Self-Organizing Map (SOM) - Theory
A Self-Organizing Map (SOM) is an unsupervised learning algorithm developed by Teuvo Kohonen.
It is used for clustering and visualization of high-dimensional data. The SOM maps input data into a
lower-dimensional (usually 2D) grid of neurons while preserving the topological properties of the
data.
Key Concepts:
1. Each neuron (node) has a weight vector of the same dimension as the input data.
2. The neurons are arranged in a 2D grid.
3. The training process adjusts the weights so that similar inputs activate nearby neurons.
Purpose:
- Data visualization
- Pattern recognition
- Dimensionality reduction
How SOM Works - Step-by-Step (Easy Explanation)
1. Initialization:
- Each neuron in the grid is assigned a random weight vector.
2. Training Phase (Iterative):
- Randomly pick an input vector from the dataset.
- Calculate the Euclidean distance between this input and all the neuron weights.
- The neuron with the smallest distance is called the Best Matching Unit (BMU).
- Determine the BMU's neighbors in the grid.
- Update the BMU and its neighbors' weights to move closer to the input vector.
3. Updating Weights:
- The learning rate and neighborhood radius shrink over time to fine-tune the map.
4. Repetition:
- The above process is repeated for many iterations to form an organized map.
Result:
- Similar input vectors are mapped to nearby neurons, forming clusters.

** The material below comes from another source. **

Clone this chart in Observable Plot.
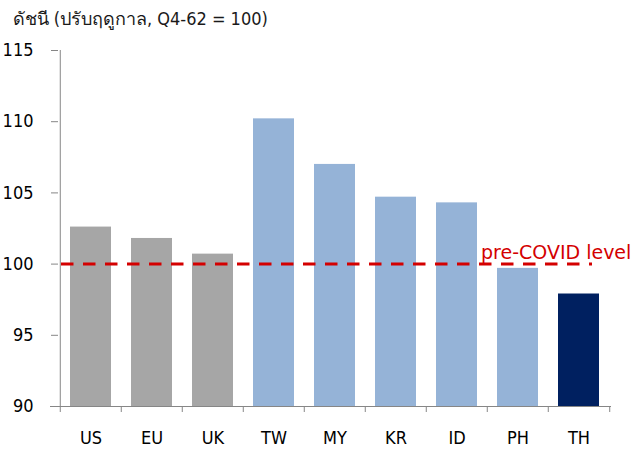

SOM Components and Terminologies
Input Vector (x):
- A data sample fed into the network for training.
Weight Vector (w_ij):
- A vector associated with each neuron, adjusted during training.
Best Matching Unit (BMU):
- The neuron whose weight is most similar to the input vector.
Neighborhood Function (h_ij,b):
- A function (often Gaussian) that defines how strongly the neighbors of the BMU are affected.
Learning Rate ():
- Controls how much the weights are adjusted in each step; it decreases over time.
Topological Distance:
- The distance between neurons on the grid.
Applications:
- Image compression
- Market segmentation
- Speech recognition
- Text mining
SOM helps to organize complex data into an understandable map without needing labels.